Clash of the titans - optimization vs. machine learning

In the beginning 

What is important to know about machine/deep learning problems? First remark to myself is "what are we trying to solve in general?" and then "which method/technique do we choose?" or "which approach is most appropriate to answer a given problem?".

Optimization for the people

Optimization is widely used to solve complex problems that don't have an analytic expression. But this doesn't mean that problems that have an analytic expression couldn't be solved using optimization.

Optimization relies on a provided model that "model" with reasonable efficiency a phenomenon (e.g. find the colorant combination of cyan, magenta, yellow and more for a give red, green, blue pixel) or anything you want. You may hear about derivatives, gradient, local minimum, cost function, quadratic form, linearity, non-linearity, iteration and more when you start messing around with optimization.

And it's completely possible to use optimization techniques as applied mathematics tools without knowing exactly how they work (e.g. you provide your model and the tools will perform the derivatives for you). In an engineering world you are connecting boxes, each one trying to solve a simple task taking for starting point what the previous is having for output.

Deep learning for the people

Deep learning and neural networks let you do something clever with the way to solve your problem. First of all your problem has been defined and described, but optimization techniques did not provide expected results: it's not fast enough or it's simply not working. One possibility is that your model isn't good enough or way to complex.

The simple idea is to let a system to learn about an ecosystem. To do so we let the algorithms mimicking how our brain is working. The concept of learning is very important here because it is really what we want to achieve. We want that our algorithm learns in a first step by obtaining representative parameters/weights before giving us a result. Then once the learning is finished, for a given entree and with the help of the parameters the algorithm can give us answers. For example is this image an image of a car, an elephant and this with different degrees of confidence.
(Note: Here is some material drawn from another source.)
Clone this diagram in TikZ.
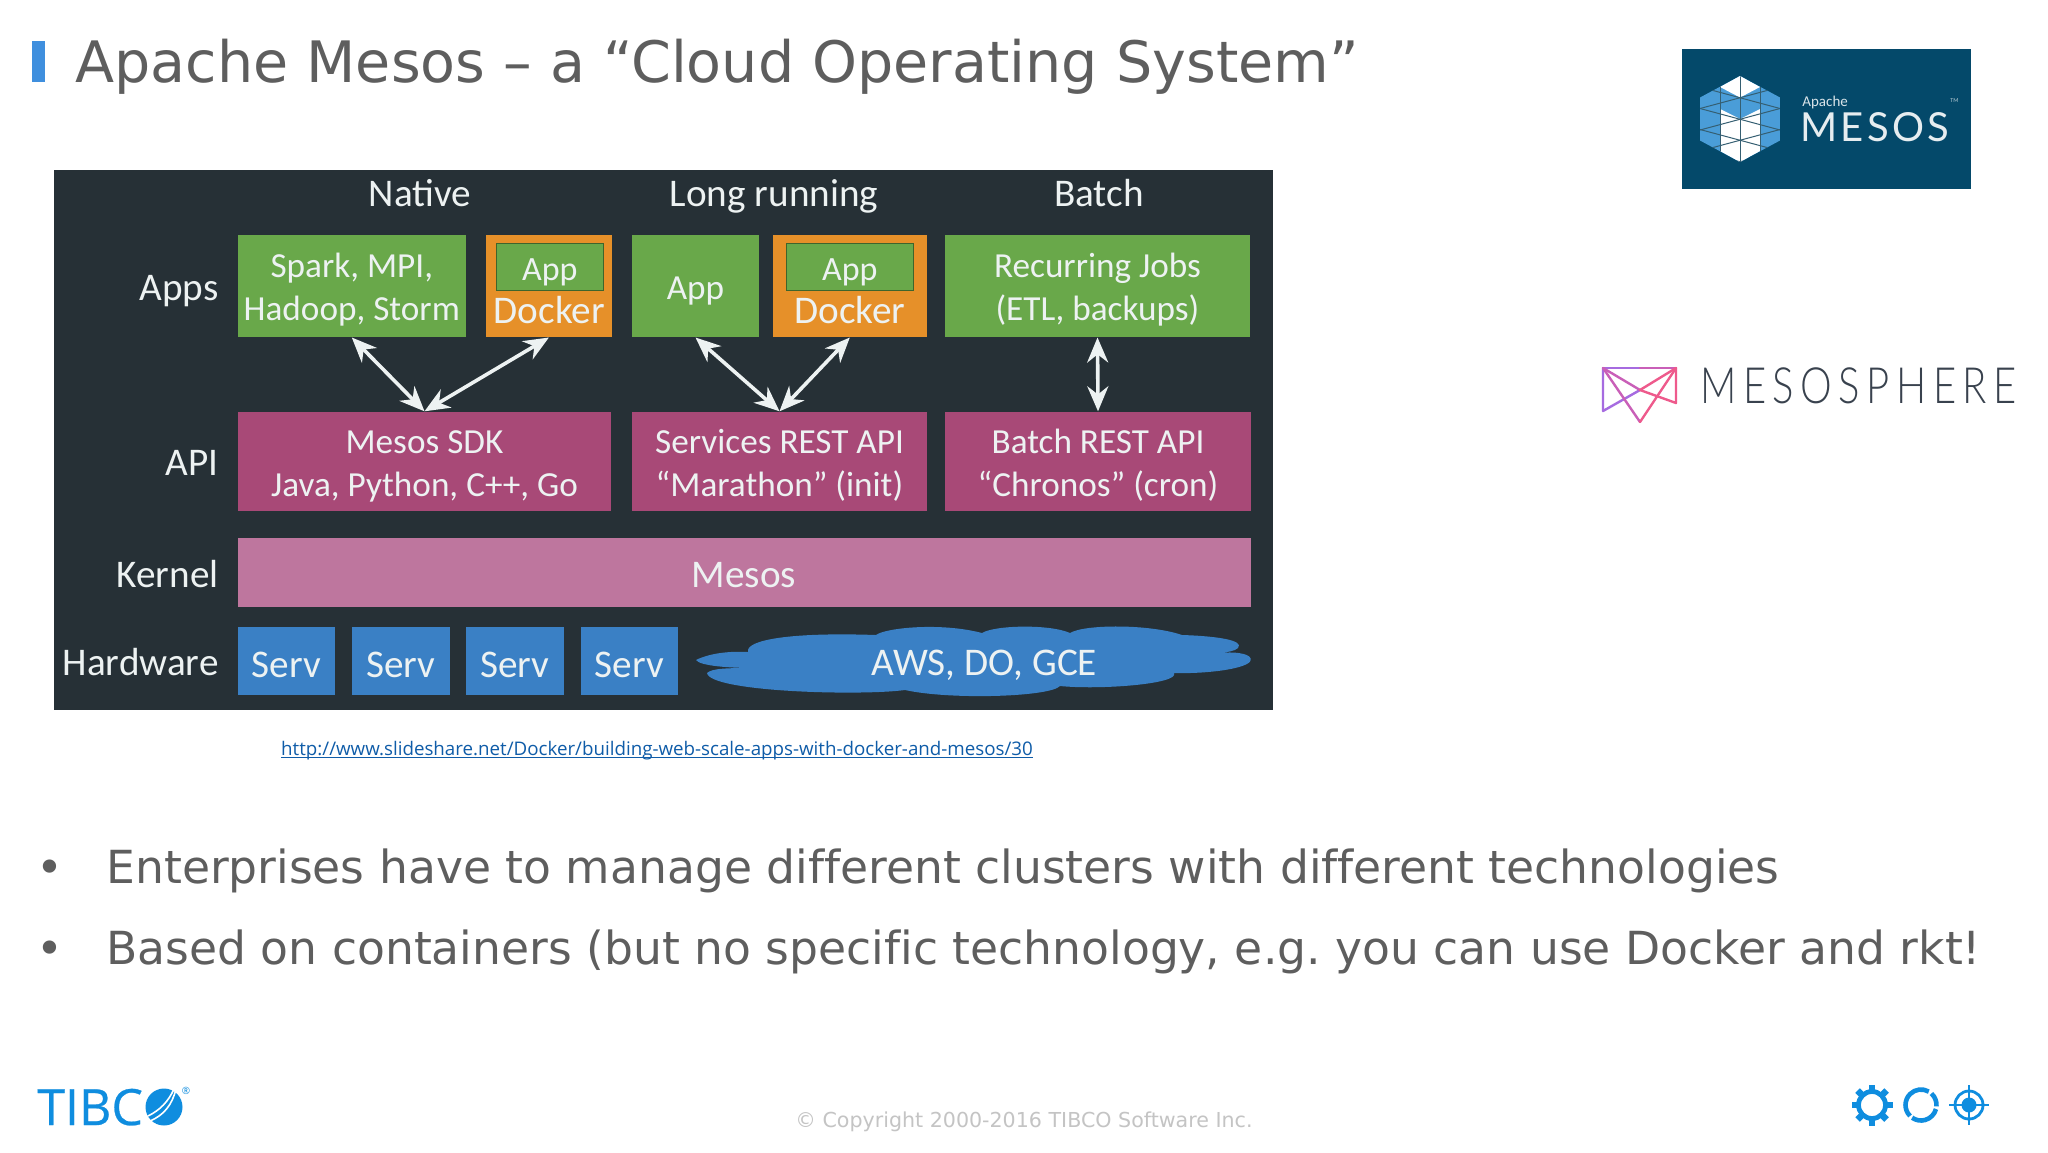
\documentclass[tikz,border=0pt]{standalone}
\usepackage{fontspec}
\setmainfont{Carlito}
\newfontfamily\slidefont{DejaVu Sans}[Ligatures=NoCommon]
\newfontfamily\linkfont{Open Sans}
\newfontfamily\tibcofont{Open Sans}[FakeBold=0.5]
\newfontfamily\logofont{Lato}[LetterSpace=8]
\newfontfamily\mesofont{Lato}[UprightFont={* Light},LetterSpace=13,FakeStretch=0.8]
\usetikzlibrary{arrows.meta}

\definecolor{panel}{HTML}{263036}
\definecolor{appgreen}{HTML}{69A84A}
\definecolor{dockorange}{HTML}{E69029}
\definecolor{apipink}{HTML}{A84977}
\definecolor{kernelpink}{HTML}{BE769E}
\definecolor{servblue}{HTML}{3A80C5}
\definecolor{boxtext}{HTML}{EDF2F2}
\definecolor{slidegray}{HTML}{5E5E5E}
\definecolor{tibcoblue}{HTML}{0F8DDF}
\definecolor{barblue}{HTML}{3F8FDE}
\definecolor{linkblue}{HTML}{0F5CA8}
\definecolor{logobg}{HTML}{04496A}
\definecolor{hexblue}{HTML}{4A9DD8}
\definecolor{meshleft}{HTML}{A66BE0}
\definecolor{meshmid}{HTML}{C95FB8}
\definecolor{meshright}{HTML}{EE5A8C}
\definecolor{meshtext}{HTML}{39424E}

\newcommand{\boxstrut}{\rule{0pt}{16.3pt}}

\begin{document}
\begin{tikzpicture}[
  x=0.5pt, y=-0.5pt,
  box/.style={inner sep=0pt, text=boxtext, align=center, font=\fontsize{17.6}{21.5}\selectfont},
  bigbox/.style={box, font=\fontsize{19.6}{21.5}\selectfont},
  appbox/.style={box, fill=appgreen, minimum height=51.2pt},
  dockbox/.style={box, fill=dockorange, minimum height=51.2pt},
  innerbox/.style={box, fill=appgreen, draw=appgreen!60!black, line width=0.4pt, minimum height=23.5pt, font=\fontsize{17}{21}\selectfont},
  apibox/.style={box, fill=apipink, minimum height=49.6pt},
  servbox/.style={bigbox, fill=servblue, minimum width=48.8pt, minimum height=34pt},
  rowlabel/.style={anchor=base east, inner sep=0pt, text=boxtext, font=\fontsize{19.6}{24}\selectfont},
  colhead/.style={anchor=base, inner sep=0pt, text=boxtext, font=\fontsize{19.6}{24}\selectfont},
  bulletline/.style={anchor=base west, inner sep=0pt, text=slidegray, font=\slidefont\fontsize{22.8}{28}\selectfont},
  updown/.style={<->, >={Stealth[length=12.5pt, width=10.5pt]}, draw=boxtext, line width=1.8pt},
  meshline/.style={line width=1.2pt, line cap=round, line join=round}
]

\useasboundingbox (0,0) rectangle (2048,1152);
\fill[white] (0,0) rectangle (2048,1152);

%% TITLE
\fill[barblue] (32,41) rectangle (44.5,82);
\node[anchor=base west, inner sep=0pt, text=slidegray, font=\slidefont\fontsize{28.56}{36}\selectfont] (title) at (75,82) {Apache Mesos – a “Cloud Operating System”};

%% PANEL
\fill[panel] (53.5,170) rectangle (1273,710);

% Column heads
\node[colhead] (native) at (420,206.5) {Native};
\node[colhead] (longrun) at (774,206.5) {Long running};
\node[colhead] (batchhead) at (1099,206.5) {Batch};

% Row labels
\node[rowlabel] (apps) at (219,300) {Apps};
\node[rowlabel] (api) at (219,475) {API};
\node[rowlabel] (kernel) at (219,587) {Kernel};
\node[rowlabel] (hardware) at (219,675) {Hardware};

% Apps
\node[appbox, minimum width=114.2pt] (spark) at (351.8,285.9) {\boxstrut Spark, MPI,\\Hadoop, Storm};
\node[dockbox, minimum width=63.2pt] (dockone) at (548.9,285.9) {};
\node[innerbox, minimum width=53.9pt] (appone) at (549.9,266.5) {\boxstrut App};
\node[bigbox, anchor=base] (dockonetext) at (549.4,323) {Docker};
\node[appbox, minimum width=63.5pt] (apptwo) at (695.5,285.9) {\boxstrut App};
\node[dockbox, minimum width=76.8pt] (docktwo) at (849.8,285.9) {};
\node[innerbox, minimum width=63.8pt] (appthree) at (849.8,266.5) {\boxstrut App};
\node[bigbox, anchor=base] (docktwotext) at (849.8,323) {Docker};
\node[appbox, minimum width=152.5pt] (recurring) at (1097.5,285.9) {\boxstrut Recurring Jobs\\(ETL, backups)};

% API
\node[apibox, minimum width=186.9pt] (sdk) at (424.5,461.3) {\boxstrut Mesos SDK\\Java, Python, C++, Go};
\node[apibox, minimum width=147.5pt] (services) at (779.5,461.3) {\boxstrut Services REST API\\“Marathon” (init)};
\node[apibox, minimum width=153pt] (batchapi) at (1098,461.3) {\boxstrut Batch REST API\\“Chronos” (cron)};

% Kernel
\node[bigbox, fill=kernelpink, minimum width=506.5pt, minimum height=34.5pt] (mesos) at (744,572.5) {\rule{0pt}{15.5pt}Mesos};

% Hardware
\foreach \i/\x in {1/286.3, 2/401, 3/514.8, 4/629.5}
  \node[servbox] (serv\i) at (\x,661) {\boxstrut Serv};

\fill[servblue] (696,660)
  .. controls (710,653) and (730,651) .. (748,652)
  .. controls (745,640) and (790,632) .. (876,635)
  .. controls (885,628) and (940,622) .. (982,633)
  .. controls (995,625) and (1050,624) .. (1070,633)
  .. controls (1085,624) and (1150,624) .. (1182,635)
  .. controls (1215,636) and (1245,640) .. (1238,648)
  .. controls (1235,651) and (1228,652) .. (1219,653)
  .. controls (1240,651) and (1252,655) .. (1250.6,660)
  .. controls (1250,668) and (1210,674) .. (1174,673)
  .. controls (1180,684) and (1100,690) .. (1060,686)
  .. controls (1050,697) and (950,700) .. (905,690)
  .. controls (860,696) and (710,692) .. (707,673)
  .. controls (712,668) and (730,668) .. (754,668)
  .. controls (730,668) and (700,666) .. (696,660) -- cycle;
\node[bigbox] (cloud) at (984.5,662) {\boxstrut AWS, DO, GCE};

% Arrows
\draw[updown] (spark.south) -- (sdk.north);
\draw[updown] (dockone.south) -- (sdk.north);
\draw[updown] (apptwo.south) -- (services.north);
\draw[updown] (docktwo.south) -- (services.north);
\draw[updown] (recurring.south) -- (batchapi.north);

%% LINK
\node[anchor=base, inner sep=0pt, text=linkblue, font=\linkfont\fontsize{9.37}{12}\selectfont] (link) at (657,755) {\underline{\smash{http://www.slideshare.net/Docker/building-web-scale-apps-with-docker-and-mesos/30}}};

%% BULLETS
\node[bulletline, anchor=base] (dotone) at (50,883) {•};
\node[bulletline] (lineone) at (106,883) {Enterprises have to manage different clusters with different technologies};
\node[bulletline, anchor=base] (dottwo) at (50,964) {•};
\node[bulletline] (linetwo) at (106,964) {Based on containers (but no specific technology, e.g.\ you can use Docker and rkt!};

%% MESOS LOGO
\fill[logobg] (1682,49) rectangle (1971,189);
\begin{scope}[shift={(1740,119)}]
  \clip (0,-43) -- (40,-21.5) -- (40,21.5) -- (0,43) -- (-40,21.5) -- (-40,-21.5) -- cycle;
  \fill[hexblue] (-40,-43) rectangle (40,43);
  \fill[white] (0,-43) -- (20,-32) -- (0,-21.5) -- (-20,-32) -- cycle;
  \fill[white] (-20,-10) -- (0,0) -- (20,-10) -- (20,32) -- (0,43) -- (-20,32) -- cycle;
  \foreach \x in {-20,0,20}
    \draw[logobg!60!gray, line width=0.5pt] (\x,-43) -- (\x,43);
  \foreach \y in {-32,-10.5,10.5,32}
    \draw[logobg!60!gray, line width=0.5pt] (-40,\y) -- (40,\y+21.5);
  \foreach \y in {-32,-10.5,10.5,32}
    \draw[logobg!60!gray, line width=0.5pt] (-40,\y+21.5) -- (40,\y);
\end{scope}
\node[anchor=base west, inner sep=0pt, text=white!85!logobg, font=\fontsize{7.5}{9}\selectfont] (apache) at (1802,106) {Apache};
\node[anchor=base west, inner sep=0pt, text=white!90!logobg, font=\logofont\fontsize{20}{24}\selectfont] (mesoslogo) at (1800,141) {MESOS};
\node[anchor=base west, inner sep=0pt, text=white!70!logobg, font=\fontsize{3}{4}\selectfont] (tmark) at (1950,102) {TM};

%% MESOSPHERE LOGO
\draw[meshline, draw=meshleft] (1603,368) -- (1640,368);
\draw[meshline, draw=meshmid] (1640,368) -- (1676,368);
\draw[meshline, draw=meshleft] (1603,368) -- (1603,411) -- (1640,390);
\draw[meshline, draw=meshmid] (1603,368) -- (1640,422);
\draw[meshline, draw=meshright] (1640,422) -- (1676,368);
\draw[meshline, draw=meshmid] (1603,368) -- (1640,390);
\draw[meshline, draw=meshright] (1640,390) -- (1676,403) -- (1676,368);
\draw[meshline, draw=meshright] (1640,390) -- (1676,368);
\node[anchor=base west, inner sep=0pt, text=meshtext, font=\mesofont\fontsize{25}{30}\selectfont] (mesosphere) at (1700,403) {MESOSPHERE};

%% FOOTER
\node[anchor=base west, inner sep=0pt, text=tibcoblue, font=\tibcofont\fontsize{25}{30}\selectfont] (tibco) at (37,1125) {TIBC};
\fill[tibcoblue] (164,1107) circle (18.5);
\draw[white, line width=0.8pt] (148,1116) .. controls (160,1110) and (168,1102) .. (174,1089);
\draw[white, line width=0.8pt] (150,1121) .. controls (164,1115) and (172,1105) .. (176,1089);
\node[inner sep=0pt, text=tibcoblue, font=\linkfont\fontsize{5}{6}\selectfont] (regmark) at (186,1091) {®};
\node[anchor=base, inner sep=0pt, text=black!23, font=\slidefont\fontsize{10.3}{13}\selectfont] (copyright) at (1024,1127) {© Copyright 2000-2016 TIBCO Software Inc.};

% Icons
\draw[tibcoblue, line width=2.4pt] (1872,1105) circle (13.5);
\foreach \a in {0,45,...,315}
  \draw[tibcoblue, line width=3.2pt] (1872,1105) ++(\a:14) -- ++(\a:6.5);
\draw[tibcoblue, line width=2.3pt] (1921,1105) ++(15:15.5) arc (15:125:15.5);
\draw[tibcoblue, line width=2.3pt] (1921,1105) ++(135:15.5) arc (135:300:15.5);
\draw[tibcoblue, line width=2.3pt] (1921,1105) ++(-48:15.5) arc (-48:5:15.5);
\fill[tibcoblue] (1969,1105) circle (7.5);
\draw[tibcoblue, line width=1.4pt] (1969,1105) circle (14);
\draw[tibcoblue, line width=1.4pt] (1949,1105) -- (1989,1105);
\draw[tibcoblue, line width=1.4pt] (1969,1085) -- (1969,1125);

\end{tikzpicture}
\end{document}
A big part of the learning is to prepare the training sample. You can't just give images to the algorithm. Applied to computer vision, deep learning methods try to extract features from images in a similar way of how we human recognize information in images. This step of features extraction goes by applying multiple filtering on the images and the resulting filtered images, using convolution and tile approaches. At the end you obtain classes of features and it's very similar to the filters used for face recognition. Only difference is the features that describe a human face are now almost standard and doesn't need to computed or extracted again.

There exist competitions where for a given large database full of images and  keywords, people can submit their algorithms. Pretty interesting results are obtained and as in sport faster solutions are appearing often coming with new tools to handle large databases.

Breaking the machine

Hopefully there is always something to improve. Because images can contain more than one object, you could have a bike and an elephant in the same picture. In that case what should reply our algorithm first? There is room for subjectivity here.

These algorithms have to deal with the constant stream of information we are processing, meaning that we are always learning - in theory of course because the world is full of lazy bastards which keeps the marketing and sales people happy making us predictable and therefore easy targets but I digress - and we have to find a way to give this ability to our algorithms or there is the risk for them to over-learn. I really like the metaphor of trying to make an algorithm able to forget part of what he is deep learning to be able to adjust its judgement.

The interesting problems are those that overcome the first limitations encountered. You could try to distinguish what are the elements in a picture (e.g. there is an elephant and a bike) or "simply" give to the image a score. If you take an artist, he will have the tendency not only to make the same picture but to add to its images something that defines the way he perceive the world around him, something pretty unique. A similarity factor or score can be very helpful when you are browsing a large image databases or "just" the internet.